Netanyahu’s shameless suggestion that his comments were misunderstood is nonsense. He has shifted blame for the Holocaust from Germany to the Palestinians and confirmed the assumption that he will stop at nothing to defame and marginalize the current leadership of the Palestinian Authority.

Yuval Steinitz
Yuval Steinitz

Steinitz’s comparison likening Abbas to Hitler is just as invidious — a crude attempt to sideline Abbas as a partner for peace.

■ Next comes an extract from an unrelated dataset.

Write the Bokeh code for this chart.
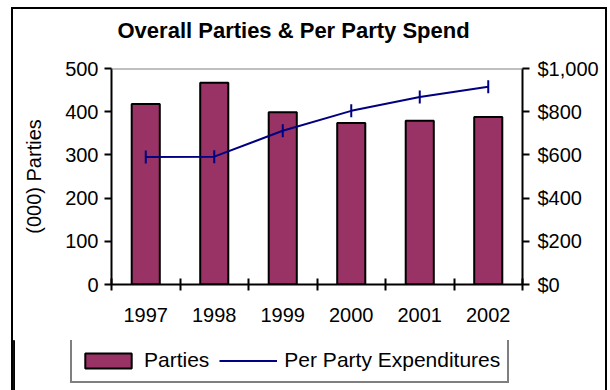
import math
from bokeh.plotting import figure
from bokeh.layouts import column
from bokeh.models import (Range1d, LinearAxis, FixedTicker, NumeralTickFormatter,
                          Legend, LegendItem, Span, ColumnDataSource, Label)
from bokeh.embed import file_html
from bokeh.resources import INLINE

years = ["1997", "1998", "1999", "2000", "2001", "2002"]
parties = [418, 467, 399, 374, 379, 388]
spend = [590, 592, 712, 804, 868, 915]
title_text = "Overall Parties & Per Party Spend"

xs = list(range(1, len(years) + 1))
src = ColumnDataSource(dict(x=xs, parties=parties, spend=spend))

FONT = "Liberation Sans"
FS = "20px"
BAR = "#993366"
NAVY = "#000080"


def strip(h, xr, yr):
    f = figure(width=592, height=h, output_backend="svg", toolbar_location=None,
               x_axis_location=None, y_axis_location=None, x_range=xr, y_range=yr,
               min_border_left=0, min_border_right=0, min_border_top=0, min_border_bottom=0)
    f.frame_align = False
    f.outline_line_color = None
    f.xgrid.visible = False
    f.ygrid.visible = False
    f.border_fill_color = None
    f.background_fill_color = None
    return f


# title strip
t = strip(45, Range1d(0, 592), Range1d(45, 0))
t.add_layout(Label(x=104, y=21, text=title_text, text_font=FONT, text_font_size="22px",
                   text_font_style="bold", text_color="black", text_baseline="alphabetic",
                   text_align="left"))

p = figure(width=592, height=286, output_backend="svg", toolbar_location=None,
           x_range=Range1d(0.5, 6.5), y_range=Range1d(0, 500),
           min_border_left=98, min_border_right=83, min_border_top=14,
           min_border_bottom=56)
p.frame_align = False
p.outline_line_color = None
p.xgrid.visible = False
p.ygrid.visible = False
p.background_fill_color = None
p.border_fill_color = None

p.extra_y_ranges = {"usd": Range1d(0, 1000)}

p.add_layout(Span(location=500, dimension="width", line_color="#808080", line_width=2))

bars = p.vbar(x="x", top="parties", width=0.41, source=src, fill_color=BAR,
              line_color="black", line_width=2)
ln = p.line(x="x", y="spend", source=src, y_range_name="usd", line_color=NAVY,
            line_width=2)
mk = p.scatter(x="x", y="spend", source=src, y_range_name="usd", marker="dash",
               angle=math.pi / 2, size=13, line_color=NAVY, line_width=2)

# x axis
xa = p.xaxis[0]
xa.ticker = FixedTicker(ticks=xs, minor_ticks=[i + 0.5 for i in range(0, 7)])
xa.major_label_overrides = {x: y for x, y in zip(xs, years)}
xa.major_tick_line_color = None
xa.minor_tick_in = 6
xa.minor_tick_out = 6
xa.minor_tick_line_width = 2
xa.minor_tick_line_color = "black"
xa.axis_line_width = 2
xa.axis_line_color = "black"
xa.major_label_standoff = 17
xa.major_label_text_font = FONT
xa.major_label_text_font_size = FS
xa.major_label_text_color = "black"

# left y axis
ya = p.yaxis[0]
ya.ticker = FixedTicker(ticks=[0, 100, 200, 300, 400, 500])
ya.minor_tick_line_color = None
ya.major_tick_in = 0
ya.major_tick_out = 7
ya.major_tick_line_width = 2
ya.axis_line_width = 2
ya.axis_line_color = "black"
ya.major_label_standoff = 6
ya.major_label_text_font = FONT
ya.major_label_text_font_size = FS
ya.major_label_text_color = "black"
ya.axis_label = "(000) Parties"
ya.axis_label_text_font = FONT
ya.axis_label_text_font_size = FS
ya.axis_label_text_font_style = "normal"
ya.axis_label_text_color = "black"
ya.axis_label_standoff = 17

# right y axis
ra = LinearAxis(y_range_name="usd", ticker=FixedTicker(ticks=[0, 200, 400, 600, 800, 1000]),
                formatter=NumeralTickFormatter(format="$0,0"))
ra.minor_tick_line_color = None
ra.major_tick_in = 0
ra.major_tick_out = 7
ra.major_tick_line_width = 2
ra.axis_line_width = 2
ra.axis_line_color = "black"
ra.major_label_standoff = 8
ra.major_label_text_font = FONT
ra.major_label_text_font_size = FS
ra.major_label_text_color = "black"
p.add_layout(ra, "right")

# legend strip below the chart (its renderers reuse the data, kept out of view)
q = strip(50, Range1d(100, 101), Range1d(0, 1))
lbar = q.vbar(x="x", top="parties", width=0.41, source=src, fill_color=BAR,
              line_color="black", line_width=2)
lline = q.line(x="x", y="spend", source=src, line_color=NAVY, line_width=2)
lmk = q.scatter(x="x", y="spend", source=src, marker="dash", angle=math.pi / 2, size=13,
                line_color=NAVY, line_width=2)

legend = Legend(items=[LegendItem(label="Parties", renderers=[lbar]),
                       LegendItem(label="Per Party Expenditures", renderers=[lline, lmk])],
                location=(57, 7), orientation="horizontal")
legend.border_line_color = "black"
legend.border_line_width = 2
legend.background_fill_alpha = 1
legend.padding = 7
legend.margin = 0
legend.spacing = 10
legend.label_standoff = 7
legend.glyph_width = 58
legend.glyph_height = 19
legend.label_height = 28
legend.label_text_font = FONT
legend.label_text_font_size = "21px"
legend.label_text_color = "black"
q.add_layout(legend, "center")

lay = column(t, p, q, spacing=0)
lay.margin = (9, 0, 0, 13)
lay.styles = {"outline": "2px solid black", "outline-offset": "0px"}

open("out.html", "w").write(file_html(lay, INLINE))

In a reference to Abbas’ alleged orchestration of the current violence directed against Israel, he said, “The level and intensity of the (Palestinian) incitement and the level of antisemitism is on the same level as Hitler.”

What is he talking about?

Abbas is certainly no angel. In a few instances during this crisis, he has made wrong-headed and inflammatory statements. But on the whole, Abbas has been relatively measured, calling for “peaceful resistance” to Israel’s occupation of the West Bank and rejecting violence as a strategic tactic. Further, unlike several of Netanyahu’s key cabinet ministers, Abbas actually endorses a two-state solution. And, lest it be forgotten, he still supports Palestinian security coordination with the Israeli army in the West Bank.

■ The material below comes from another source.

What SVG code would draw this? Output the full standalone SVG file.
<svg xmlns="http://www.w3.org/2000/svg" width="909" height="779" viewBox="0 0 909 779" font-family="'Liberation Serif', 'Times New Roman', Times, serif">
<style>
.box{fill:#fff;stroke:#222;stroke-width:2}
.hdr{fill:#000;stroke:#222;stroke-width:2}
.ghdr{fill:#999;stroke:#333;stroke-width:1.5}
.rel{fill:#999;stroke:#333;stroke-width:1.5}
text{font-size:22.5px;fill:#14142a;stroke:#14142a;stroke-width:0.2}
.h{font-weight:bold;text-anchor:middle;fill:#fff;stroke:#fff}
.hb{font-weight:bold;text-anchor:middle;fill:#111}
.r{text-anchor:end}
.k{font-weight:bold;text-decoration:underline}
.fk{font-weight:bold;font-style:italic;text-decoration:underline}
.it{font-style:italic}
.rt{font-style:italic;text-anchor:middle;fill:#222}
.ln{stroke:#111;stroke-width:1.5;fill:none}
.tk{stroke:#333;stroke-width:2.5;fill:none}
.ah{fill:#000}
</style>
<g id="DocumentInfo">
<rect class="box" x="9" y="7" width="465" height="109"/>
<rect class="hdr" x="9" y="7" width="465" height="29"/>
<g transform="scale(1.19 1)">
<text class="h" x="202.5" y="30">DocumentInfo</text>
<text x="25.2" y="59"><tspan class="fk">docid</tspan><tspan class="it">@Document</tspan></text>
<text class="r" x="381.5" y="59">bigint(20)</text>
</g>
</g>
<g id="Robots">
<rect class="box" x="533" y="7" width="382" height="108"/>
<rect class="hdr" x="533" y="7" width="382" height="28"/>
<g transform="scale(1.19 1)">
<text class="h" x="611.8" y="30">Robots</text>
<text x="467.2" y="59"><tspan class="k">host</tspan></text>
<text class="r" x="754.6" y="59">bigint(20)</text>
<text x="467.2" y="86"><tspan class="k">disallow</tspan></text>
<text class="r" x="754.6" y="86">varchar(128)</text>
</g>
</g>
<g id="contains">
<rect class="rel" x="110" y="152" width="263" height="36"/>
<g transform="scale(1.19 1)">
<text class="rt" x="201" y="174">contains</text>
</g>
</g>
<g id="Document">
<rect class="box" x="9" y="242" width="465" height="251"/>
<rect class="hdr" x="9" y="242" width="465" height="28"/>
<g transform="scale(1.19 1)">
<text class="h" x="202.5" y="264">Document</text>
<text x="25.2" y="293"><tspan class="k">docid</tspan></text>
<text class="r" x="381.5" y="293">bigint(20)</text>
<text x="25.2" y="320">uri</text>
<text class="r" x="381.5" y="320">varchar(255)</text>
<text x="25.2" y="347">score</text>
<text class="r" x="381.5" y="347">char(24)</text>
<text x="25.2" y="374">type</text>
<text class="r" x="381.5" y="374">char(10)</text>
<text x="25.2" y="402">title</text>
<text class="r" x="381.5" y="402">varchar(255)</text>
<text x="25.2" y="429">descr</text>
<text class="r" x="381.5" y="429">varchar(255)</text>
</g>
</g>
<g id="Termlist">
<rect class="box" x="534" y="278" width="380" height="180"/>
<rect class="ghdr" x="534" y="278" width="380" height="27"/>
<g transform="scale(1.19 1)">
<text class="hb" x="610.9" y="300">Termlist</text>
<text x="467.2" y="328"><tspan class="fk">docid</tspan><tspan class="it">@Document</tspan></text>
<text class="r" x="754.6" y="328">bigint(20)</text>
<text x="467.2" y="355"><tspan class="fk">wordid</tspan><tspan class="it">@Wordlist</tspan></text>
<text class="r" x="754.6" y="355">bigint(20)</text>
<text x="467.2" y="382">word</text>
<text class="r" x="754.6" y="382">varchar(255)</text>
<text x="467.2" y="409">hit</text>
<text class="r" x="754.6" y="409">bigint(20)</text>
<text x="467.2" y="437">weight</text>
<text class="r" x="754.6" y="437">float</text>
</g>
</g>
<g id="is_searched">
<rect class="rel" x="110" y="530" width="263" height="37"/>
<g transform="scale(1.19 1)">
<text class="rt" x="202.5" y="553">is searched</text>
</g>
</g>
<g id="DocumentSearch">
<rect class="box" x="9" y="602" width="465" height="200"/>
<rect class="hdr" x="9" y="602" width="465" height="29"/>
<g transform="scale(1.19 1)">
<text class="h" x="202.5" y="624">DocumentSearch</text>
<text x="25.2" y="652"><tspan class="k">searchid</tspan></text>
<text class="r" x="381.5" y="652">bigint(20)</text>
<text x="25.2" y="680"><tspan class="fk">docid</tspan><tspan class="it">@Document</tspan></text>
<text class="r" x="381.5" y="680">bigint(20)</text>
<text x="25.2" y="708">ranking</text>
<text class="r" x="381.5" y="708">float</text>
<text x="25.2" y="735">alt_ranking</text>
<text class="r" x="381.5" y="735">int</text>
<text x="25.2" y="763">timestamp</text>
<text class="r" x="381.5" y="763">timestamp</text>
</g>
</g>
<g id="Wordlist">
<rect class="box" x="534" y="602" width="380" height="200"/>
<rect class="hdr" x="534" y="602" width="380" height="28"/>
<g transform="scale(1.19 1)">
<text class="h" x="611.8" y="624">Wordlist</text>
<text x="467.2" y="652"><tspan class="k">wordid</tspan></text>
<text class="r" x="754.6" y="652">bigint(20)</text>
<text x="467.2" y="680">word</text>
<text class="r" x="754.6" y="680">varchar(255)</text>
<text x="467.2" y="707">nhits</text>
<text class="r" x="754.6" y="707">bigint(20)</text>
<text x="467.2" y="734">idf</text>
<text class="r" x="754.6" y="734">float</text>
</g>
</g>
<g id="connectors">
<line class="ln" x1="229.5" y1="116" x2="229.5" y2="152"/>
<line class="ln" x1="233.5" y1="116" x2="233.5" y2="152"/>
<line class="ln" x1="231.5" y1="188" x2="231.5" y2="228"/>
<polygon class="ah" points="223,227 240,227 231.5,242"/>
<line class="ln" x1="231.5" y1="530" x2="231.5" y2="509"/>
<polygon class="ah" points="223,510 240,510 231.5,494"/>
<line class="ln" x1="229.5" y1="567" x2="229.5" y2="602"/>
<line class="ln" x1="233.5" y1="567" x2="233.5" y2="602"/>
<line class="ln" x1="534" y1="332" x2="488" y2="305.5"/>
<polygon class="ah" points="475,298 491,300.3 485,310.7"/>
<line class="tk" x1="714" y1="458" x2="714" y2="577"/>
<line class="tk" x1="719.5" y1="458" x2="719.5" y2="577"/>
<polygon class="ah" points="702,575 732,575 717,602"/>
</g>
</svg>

It’s shocking that Steinitz would stoop so low as to compare Abbas with Hitler, the greatest mass murderer of Jews in the annals of history. To say that his comparison trivializes the Holocaust would be a profound understatement.

Mahmoud Abbas
Mahmoud Abbas

Abbas, in his PhD dissertation, challenged the Jewish death toll in the Holocaust and accused certain Zionists of collaborating with the Nazis. But in 2014, he described the Holocaust as “the most heinous crime … in the modern era.”

Israel and the Palestinians are locked in an increasingly bitter conflict that will claim many more lives if it is not resolved. So why are Netanyahu and Steinitz pouring oil on the fire with their misinformed and misguided comments? Isn’t the Arab-Israeli conflict complicated and convoluted enough without these useless, self-serving distractions?